We've just been to see Helen Mirren's wonderful portrait of " The Queen" in Stephen Frears film released a couple of weeks ago. It's a treat; we enjoyed every second.
The film tells what happened in the days after Princess Diana's death at the end of August 1997.
I imagine for many folk it's the same scenario, ie you clearly remember exactly WHERE you were when you heard the news. I was with my brother and family in Warwick; we were woken early by Tom, aged eleven, ( apparently he'd been watching TV since dawn, becoming desparate to pass on the news ) We then sat for an hour in our nighties ( some, I hasten to add, in pyjamas ) glued to TV, with no thought of breakfast, despite the fact my sister-in-law is one of the best cooks we know...
AND WHY is this film so special? Well, there's a stunning cast for a start. And Mirren is superb as Elizabeth . In fact, Peter Travers, in "Rolling Stone", calls her: " Acting Royalty". Too right she is; and she certainly warrants an Oscar for this.
The film opens at a portrait painting session; Mirren's mouth, eyes, her bearing, is pure Queen Elizabeth. She has Elizabeth's walk, her mannerisms, her reactions.
And as the film progresses, you see a strong lady with a vulnerable streak.
You see a woman steeped in traditions, who suddenly discovers (through the death of her erstwhile daughter-in-law) that her country has moved on.
You see a woman who is torn, uncertain how to approach this change ( she's told that 1 in 4 of her subjects think she should go).
You see a woman whose family is watched by the world, a family whose emotions and relationships are studied in detail.......but if it's stripped to its bones, its a family like any other, full of love, loyalty, conflict, difficulties.
One of the most striking scenes occurs a day or so after Diana's death.
The Queen is in turmoil at Balmoral, unsure whether to remain in Scotland or to take Blair's advice and return to London.
She drives alone into the Highlands, but is forced eventually to a halt after her car becomes stuck in a river. ( IF this sort of behaviour IS true of the Queen, the daredevil driving etc, then it really IS an eyeopener. )

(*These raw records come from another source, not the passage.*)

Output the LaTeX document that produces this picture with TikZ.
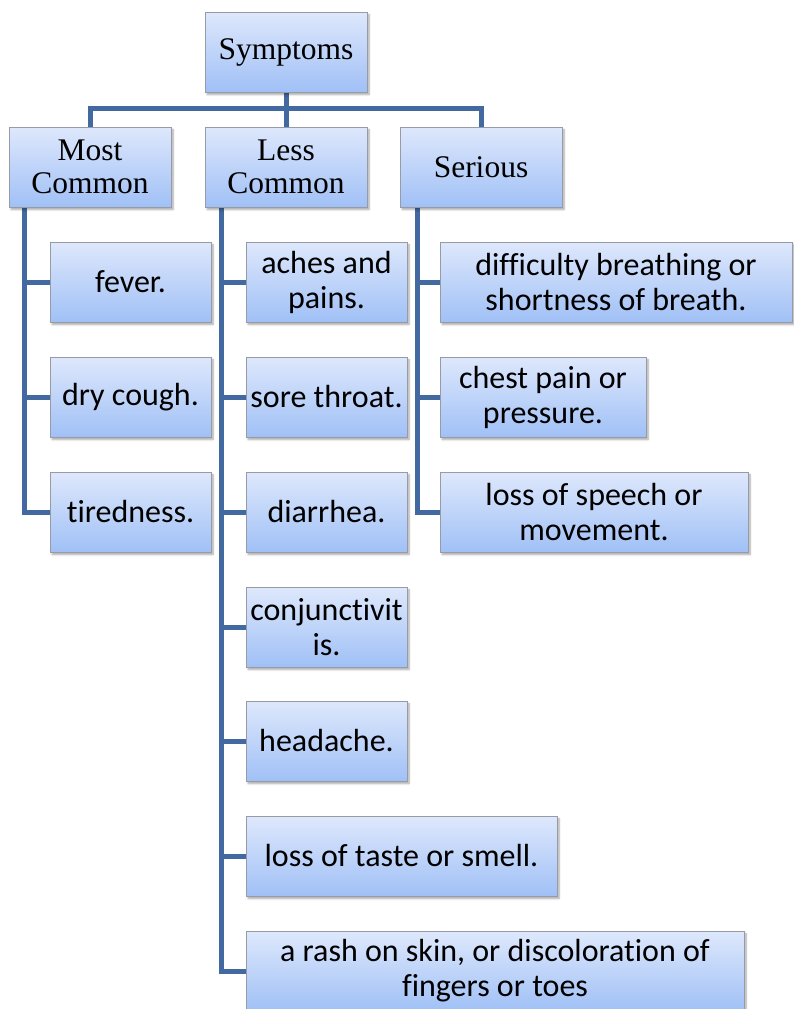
\documentclass[tikz,border=0pt]{standalone}
\usepackage{fontspec}
\setmainfont{Liberation Serif}
\newfontfamily\leaffont[Ligatures=NoCommon]{Carlito}
\usetikzlibrary{shadows.blur, backgrounds}
\definecolor{boxtop}{RGB}{222,232,252}
\definecolor{boxbot}{RGB}{160,192,246}
\definecolor{boxrim}{RGB}{150,155,165}
\definecolor{linkblue}{RGB}{66,106,160}
\begin{document}
\begin{tikzpicture}[
        x=1pt, y=-1pt,
        box/.style={rectangle, draw=boxrim, line width=1pt, top color=boxtop, bottom color=boxbot,
            blur shadow={shadow xshift=2pt, shadow yshift=-2.5pt, shadow blur steps=6, shadow opacity=35},
            align=center, inner sep=2pt},
        headbox/.style={box, minimum width=162pt, minimum height=80pt, font=\fontsize{31.5}{33}\selectfont},
        leafbox/.style={box, minimum height=80pt, font=\leaffont\fontsize{32}{35}\selectfont},
        link/.style={draw=linkblue, line width=5pt}
    ]
        \useasboundingbox (0,0) rectangle (793,1009);

        % Root and the three groups
        \node[headbox] (sym) at (286,52) {Symptoms};
        \node[headbox] (most) at (90,167) {Most\\Common};
        \node[headbox] (less) at (286,167) {Less\\Common};
        \node[headbox] (serious) at (481,167) {Serious};

        % Most common
        \node[leafbox, minimum width=161pt] (fever) at (130.5,282) {fever.};
        \node[leafbox, minimum width=161pt] (cough) at (130.5,397) {dry cough.};
        \node[leafbox, minimum width=161pt] (tired) at (130.5,512) {tiredness.};

        % Less common
        \node[leafbox, minimum width=161pt] (aches) at (326.5,282) {aches and\\pains.};
        \node[leafbox, minimum width=161pt] (throat) at (326.5,397) {sore throat.};
        \node[leafbox, minimum width=161pt] (diarrhea) at (326.5,512) {diarrhea.};
        \node[leafbox, minimum width=161pt] (conj) at (326.5,627) {conjunctivit\\is.};
        \node[leafbox, minimum width=161pt] (headache) at (326.5,741) {headache.};
        \node[leafbox, minimum width=311pt] (taste) at (401.5,856) {loss of taste or smell.};
        \node[leafbox, minimum width=498pt] (rash) at (495,971) {a rash on skin, or discoloration of\\fingers or toes};

        % Serious
        \node[leafbox, minimum width=352pt] (breath) at (616,282) {difficulty breathing or\\shortness of breath.};
        \node[leafbox, minimum width=206pt] (chest) at (543,397) {chest pain or\\pressure.};
        \node[leafbox, minimum width=308pt] (speech) at (594,512) {loss of speech or\\movement.};

        % Trunks under the groups
        \coordinate (mostT) at ([xshift=16pt]most.south west);
        \coordinate (lessT) at ([xshift=17pt]less.south west);
        \coordinate (seriousT) at ([xshift=18pt]serious.south west);
        \coordinate (bar) at (286,108);

        % Connectors, drawn behind the boxes
        \begin{scope}[on background layer]
            \path[link] (most.north) |- (bar) -| (serious.north);
            \path[link] (sym.south) -- (less.north);
            \foreach \leaf in {fever, cough, tired}
                \path[link] (mostT) |- (\leaf.west);
            \foreach \leaf in {aches, throat, diarrhea, conj, headache, taste, rash}
                \path[link] (lessT) |- (\leaf.west);
            \foreach \leaf in {breath, chest, speech}
                \path[link] (seriousT) |- (\leaf.west);
        \end{scope}
    \end{tikzpicture}
\end{document}
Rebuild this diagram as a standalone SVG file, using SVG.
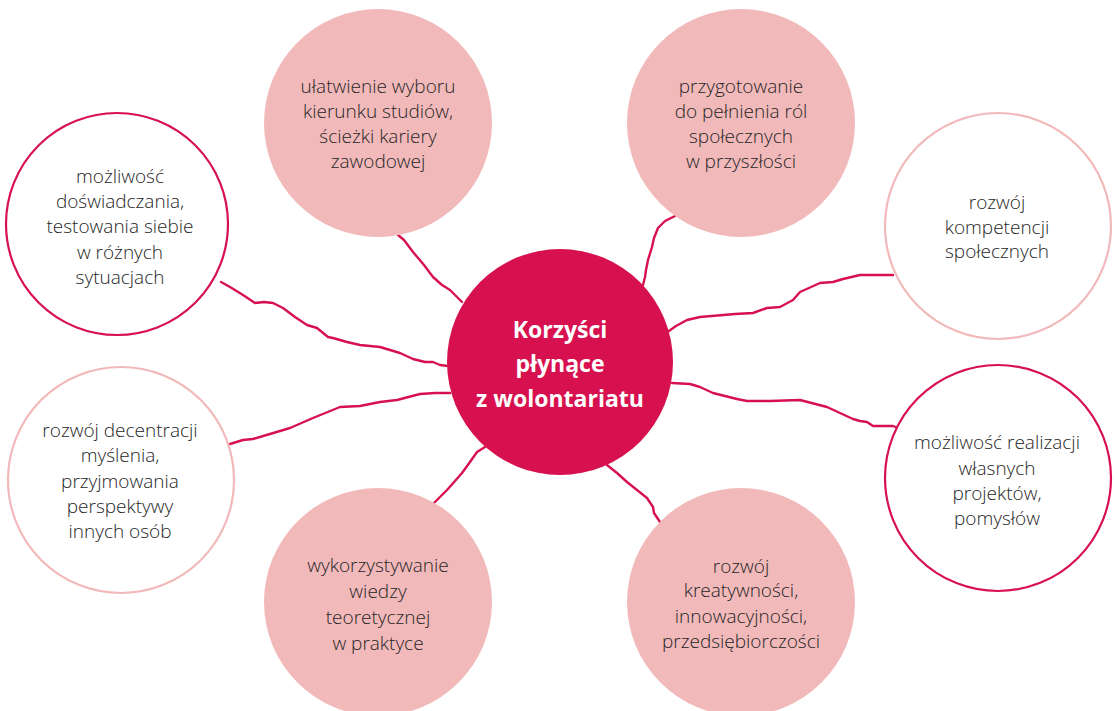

However, in the mountains, Elizabeth meets a stag, probably one Philip stalked earlier, and she's mesmerised by its beauty. Once rescued, Elizabeth hears that a stag ( this one?) has been killed by the guest of a neighbouring lord. She is mortified and drives round to his Estate where she sees the dead animal , realising that it must have been wounded before its eventual death. And she's profoundly moved. But Elizabeth, being Elizabeth, remembers her place; on speaking to the lord's helpful gillie, she sends "congratulations " to the delighted Investment Banker who fired the shot.. And all this as she desparately questions her role in the monarchy, and the death of her daughter-in-law, who as so many were saying, was hunted, then wounded and driven to her own death..
The supporting cast were exceptional;Helen McCrory was a brilliant Cherie Blair. Her relationship with Tony was well drawn, both her strengths and personal ambition for Tony was obvious. Sylvia Simms played an excellent Queen Mother, with her grimaces, her asides, giving a believable portrait of her relationship with her daughter. Michael Sheen as Blair was stunning, from his first nervous meeting after his Election, when Elizabeth declared he was merely one of ten PM's she'd known (from Mrs T to Churchill, in tophat and frock coat) to the rise in his status, the gaining of his confidence...
A superb film. I particularly enjoyed too the music by the composer Andre Desplat; each piece seemed exactly right with its scene. Also the camera work...eg Diana and Dodie, driven from the Ritz to their deaths in the tunnel, were accompanied by a dramatic sequence of flashbacks of Diana's life....
I cant help but feel that Stephen Frears and his team deserve all the accolades going.